◆ Work instructions
Transcribe every line exactly and omit anything that is a picture.

◆ Material provided
▽

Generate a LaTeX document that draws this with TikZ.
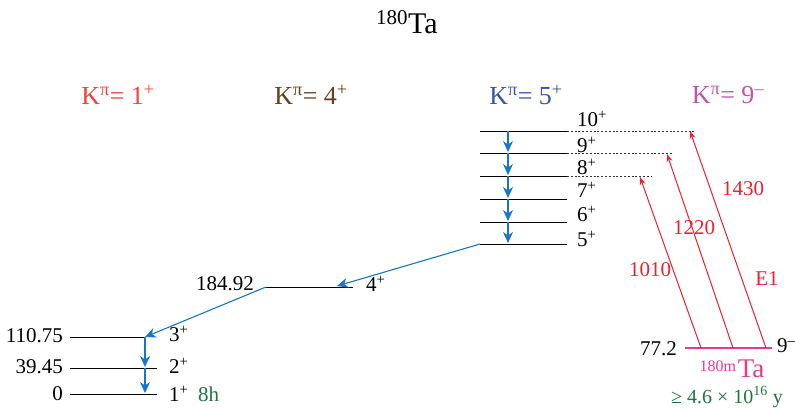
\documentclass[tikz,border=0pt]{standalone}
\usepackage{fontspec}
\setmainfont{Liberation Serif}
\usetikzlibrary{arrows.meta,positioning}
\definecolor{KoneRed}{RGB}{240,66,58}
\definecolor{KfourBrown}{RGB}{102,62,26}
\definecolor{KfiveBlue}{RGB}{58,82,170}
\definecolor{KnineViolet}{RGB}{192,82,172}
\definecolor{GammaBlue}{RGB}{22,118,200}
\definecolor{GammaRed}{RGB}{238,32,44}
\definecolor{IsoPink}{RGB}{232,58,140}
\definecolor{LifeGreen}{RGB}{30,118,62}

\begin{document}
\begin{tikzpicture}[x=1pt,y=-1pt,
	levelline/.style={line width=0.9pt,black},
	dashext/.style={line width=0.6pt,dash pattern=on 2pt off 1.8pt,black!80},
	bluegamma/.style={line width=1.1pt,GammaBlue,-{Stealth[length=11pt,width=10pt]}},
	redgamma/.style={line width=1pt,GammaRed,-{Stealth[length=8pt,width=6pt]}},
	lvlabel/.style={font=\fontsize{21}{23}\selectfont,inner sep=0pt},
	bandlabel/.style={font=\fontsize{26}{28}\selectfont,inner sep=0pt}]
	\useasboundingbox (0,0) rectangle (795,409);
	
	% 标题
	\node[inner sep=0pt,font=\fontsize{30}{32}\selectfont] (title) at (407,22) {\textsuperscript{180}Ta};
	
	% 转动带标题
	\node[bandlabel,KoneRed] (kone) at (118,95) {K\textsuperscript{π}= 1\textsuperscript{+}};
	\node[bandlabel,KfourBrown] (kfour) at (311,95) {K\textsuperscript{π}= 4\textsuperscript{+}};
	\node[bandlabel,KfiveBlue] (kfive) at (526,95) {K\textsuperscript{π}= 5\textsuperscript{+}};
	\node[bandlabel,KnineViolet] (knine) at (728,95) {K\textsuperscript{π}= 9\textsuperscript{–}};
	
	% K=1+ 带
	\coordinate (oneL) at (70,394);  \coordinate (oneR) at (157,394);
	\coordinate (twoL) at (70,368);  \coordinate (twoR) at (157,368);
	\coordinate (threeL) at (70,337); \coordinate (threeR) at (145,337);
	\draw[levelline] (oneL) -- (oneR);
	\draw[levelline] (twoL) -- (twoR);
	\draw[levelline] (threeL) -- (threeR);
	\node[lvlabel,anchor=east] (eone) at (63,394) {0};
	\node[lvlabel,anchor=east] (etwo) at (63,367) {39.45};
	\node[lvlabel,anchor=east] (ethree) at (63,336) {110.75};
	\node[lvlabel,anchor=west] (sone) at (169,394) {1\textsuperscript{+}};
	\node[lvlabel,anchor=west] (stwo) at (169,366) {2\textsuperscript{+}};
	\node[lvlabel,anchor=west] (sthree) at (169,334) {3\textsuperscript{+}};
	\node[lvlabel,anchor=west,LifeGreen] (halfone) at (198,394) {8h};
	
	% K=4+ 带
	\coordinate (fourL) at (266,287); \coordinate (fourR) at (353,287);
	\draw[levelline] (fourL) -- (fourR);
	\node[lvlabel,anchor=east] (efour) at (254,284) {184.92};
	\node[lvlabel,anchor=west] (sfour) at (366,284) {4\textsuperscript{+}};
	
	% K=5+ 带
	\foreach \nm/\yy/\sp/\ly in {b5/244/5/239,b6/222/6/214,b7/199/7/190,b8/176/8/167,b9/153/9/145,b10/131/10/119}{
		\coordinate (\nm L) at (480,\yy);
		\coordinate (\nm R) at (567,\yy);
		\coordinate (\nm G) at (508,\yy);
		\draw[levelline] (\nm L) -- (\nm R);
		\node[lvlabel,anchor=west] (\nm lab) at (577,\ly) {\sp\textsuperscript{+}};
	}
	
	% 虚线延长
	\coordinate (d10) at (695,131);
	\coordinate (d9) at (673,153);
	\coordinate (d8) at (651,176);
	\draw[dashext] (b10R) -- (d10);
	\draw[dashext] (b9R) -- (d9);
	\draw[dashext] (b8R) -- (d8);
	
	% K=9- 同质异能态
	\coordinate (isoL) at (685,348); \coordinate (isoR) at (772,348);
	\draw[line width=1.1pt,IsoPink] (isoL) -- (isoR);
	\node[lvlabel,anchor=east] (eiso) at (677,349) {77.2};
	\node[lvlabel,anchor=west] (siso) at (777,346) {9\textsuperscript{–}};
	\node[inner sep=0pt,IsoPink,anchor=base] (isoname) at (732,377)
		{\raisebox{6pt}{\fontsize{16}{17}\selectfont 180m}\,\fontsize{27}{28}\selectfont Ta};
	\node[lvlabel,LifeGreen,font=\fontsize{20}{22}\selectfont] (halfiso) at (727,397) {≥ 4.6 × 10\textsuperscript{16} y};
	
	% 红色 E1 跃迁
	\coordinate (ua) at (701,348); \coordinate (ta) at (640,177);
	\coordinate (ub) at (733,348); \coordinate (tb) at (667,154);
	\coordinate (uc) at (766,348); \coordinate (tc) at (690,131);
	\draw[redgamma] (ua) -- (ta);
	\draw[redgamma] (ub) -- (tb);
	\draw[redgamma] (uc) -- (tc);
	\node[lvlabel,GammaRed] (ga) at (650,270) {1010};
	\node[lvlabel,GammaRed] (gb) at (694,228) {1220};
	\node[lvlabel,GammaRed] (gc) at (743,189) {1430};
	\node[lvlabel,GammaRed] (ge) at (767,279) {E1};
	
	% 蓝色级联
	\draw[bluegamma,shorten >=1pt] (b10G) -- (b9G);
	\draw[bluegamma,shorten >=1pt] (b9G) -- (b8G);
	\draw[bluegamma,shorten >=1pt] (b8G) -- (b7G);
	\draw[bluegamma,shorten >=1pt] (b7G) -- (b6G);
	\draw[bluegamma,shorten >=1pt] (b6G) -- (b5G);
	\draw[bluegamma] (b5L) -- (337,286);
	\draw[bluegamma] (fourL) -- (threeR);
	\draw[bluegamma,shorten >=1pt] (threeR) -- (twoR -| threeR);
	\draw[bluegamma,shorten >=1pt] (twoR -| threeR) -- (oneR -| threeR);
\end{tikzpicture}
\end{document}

△

◆ Response
Generate a LaTeX document that draws this with TikZ.
\documentclass[tikz,border=0pt]{standalone}
\usepackage{fontspec}
\setmainfont{Liberation Serif}
\usetikzlibrary{arrows.meta,positioning}
\definecolor{KoneRed}{RGB}{240,66,58}
\definecolor{KfourBrown}{RGB}{102,62,26}
\definecolor{KfiveBlue}{RGB}{58,82,170}
\definecolor{KnineViolet}{RGB}{192,82,172}
\definecolor{GammaBlue}{RGB}{22,118,200}
\definecolor{GammaRed}{RGB}{238,32,44}
\definecolor{IsoPink}{RGB}{232,58,140}
\definecolor{LifeGreen}{RGB}{30,118,62}

\begin{document}
\begin{tikzpicture}[x=1pt,y=-1pt,
	levelline/.style={line width=0.9pt,black},
	dashext/.style={line width=0.6pt,dash pattern=on 2pt off 1.8pt,black!80},
	bluegamma/.style={line width=1.1pt,GammaBlue,-{Stealth[length=11pt,width=10pt]}},
	redgamma/.style={line width=1pt,GammaRed,-{Stealth[length=8pt,width=6pt]}},
	lvlabel/.style={font=\fontsize{21}{23}\selectfont,inner sep=0pt},
	bandlabel/.style={font=\fontsize{26}{28}\selectfont,inner sep=0pt}]
	\useasboundingbox (0,0) rectangle (795,409);
	
	% 标题
	\node[inner sep=0pt,font=\fontsize{30}{32}\selectfont] (title) at (407,22) {\textsuperscript{180}Ta};
	
	% 转动带标题
	\node[bandlabel,KoneRed] (kone) at (118,95) {K\textsuperscript{π}= 1\textsuperscript{+}};
	\node[bandlabel,KfourBrown] (kfour) at (311,95) {K\textsuperscript{π}= 4\textsuperscript{+}};
	\node[bandlabel,KfiveBlue] (kfive) at (526,95) {K\textsuperscript{π}= 5\textsuperscript{+}};
	\node[bandlabel,KnineViolet] (knine) at (728,95) {K\textsuperscript{π}= 9\textsuperscript{–}};
	
	% K=1+ 带
	\coordinate (oneL) at (70,394);  \coordinate (oneR) at (157,394);
	\coordinate (twoL) at (70,368);  \coordinate (twoR) at (157,368);
	\coordinate (threeL) at (70,337); \coordinate (threeR) at (145,337);
	\draw[levelline] (oneL) -- (oneR);
	\draw[levelline] (twoL) -- (twoR);
	\draw[levelline] (threeL) -- (threeR);
	\node[lvlabel,anchor=east] (eone) at (63,394) {0};
	\node[lvlabel,anchor=east] (etwo) at (63,367) {39.45};
	\node[lvlabel,anchor=east] (ethree) at (63,336) {110.75};
	\node[lvlabel,anchor=west] (sone) at (169,394) {1\textsuperscript{+}};
	\node[lvlabel,anchor=west] (stwo) at (169,366) {2\textsuperscript{+}};
	\node[lvlabel,anchor=west] (sthree) at (169,334) {3\textsuperscript{+}};
	\node[lvlabel,anchor=west,LifeGreen] (halfone) at (198,394) {8h};
	
	% K=4+ 带
	\coordinate (fourL) at (266,287); \coordinate (fourR) at (353,287);
	\draw[levelline] (fourL) -- (fourR);
	\node[lvlabel,anchor=east] (efour) at (254,284) {184.92};
	\node[lvlabel,anchor=west] (sfour) at (366,284) {4\textsuperscript{+}};
	
	% K=5+ 带
	\foreach \nm/\yy/\sp/\ly in {b5/244/5/239,b6/222/6/214,b7/199/7/190,b8/176/8/167,b9/153/9/145,b10/131/10/119}{
		\coordinate (\nm L) at (480,\yy);
		\coordinate (\nm R) at (567,\yy);
		\coordinate (\nm G) at (508,\yy);
		\draw[levelline] (\nm L) -- (\nm R);
		\node[lvlabel,anchor=west] (\nm lab) at (577,\ly) {\sp\textsuperscript{+}};
	}
	
	% 虚线延长
	\coordinate (d10) at (695,131);
	\coordinate (d9) at (673,153);
	\coordinate (d8) at (651,176);
	\draw[dashext] (b10R) -- (d10);
	\draw[dashext] (b9R) -- (d9);
	\draw[dashext] (b8R) -- (d8);
	
	% K=9- 同质异能态
	\coordinate (isoL) at (685,348); \coordinate (isoR) at (772,348);
	\draw[line width=1.1pt,IsoPink] (isoL) -- (isoR);
	\node[lvlabel,anchor=east] (eiso) at (677,349) {77.2};
	\node[lvlabel,anchor=west] (siso) at (777,346) {9\textsuperscript{–}};
	\node[inner sep=0pt,IsoPink,anchor=base] (isoname) at (732,377)
		{\raisebox{6pt}{\fontsize{16}{17}\selectfont 180m}\,\fontsize{27}{28}\selectfont Ta};
	\node[lvlabel,LifeGreen,font=\fontsize{20}{22}\selectfont] (halfiso) at (727,397) {≥ 4.6 × 10\textsuperscript{16} y};
	
	% 红色 E1 跃迁
	\coordinate (ua) at (701,348); \coordinate (ta) at (640,177);
	\coordinate (ub) at (733,348); \coordinate (tb) at (667,154);
	\coordinate (uc) at (766,348); \coordinate (tc) at (690,131);
	\draw[redgamma] (ua) -- (ta);
	\draw[redgamma] (ub) -- (tb);
	\draw[redgamma] (uc) -- (tc);
	\node[lvlabel,GammaRed] (ga) at (650,270) {1010};
	\node[lvlabel,GammaRed] (gb) at (694,228) {1220};
	\node[lvlabel,GammaRed] (gc) at (743,189) {1430};
	\node[lvlabel,GammaRed] (ge) at (767,279) {E1};
	
	% 蓝色级联
	\draw[bluegamma,shorten >=1pt] (b10G) -- (b9G);
	\draw[bluegamma,shorten >=1pt] (b9G) -- (b8G);
	\draw[bluegamma,shorten >=1pt] (b8G) -- (b7G);
	\draw[bluegamma,shorten >=1pt] (b7G) -- (b6G);
	\draw[bluegamma,shorten >=1pt] (b6G) -- (b5G);
	\draw[bluegamma] (b5L) -- (337,286);
	\draw[bluegamma] (fourL) -- (threeR);
	\draw[bluegamma,shorten >=1pt] (threeR) -- (twoR -| threeR);
	\draw[bluegamma,shorten >=1pt] (twoR -| threeR) -- (oneR -| threeR);
\end{tikzpicture}
\end{document}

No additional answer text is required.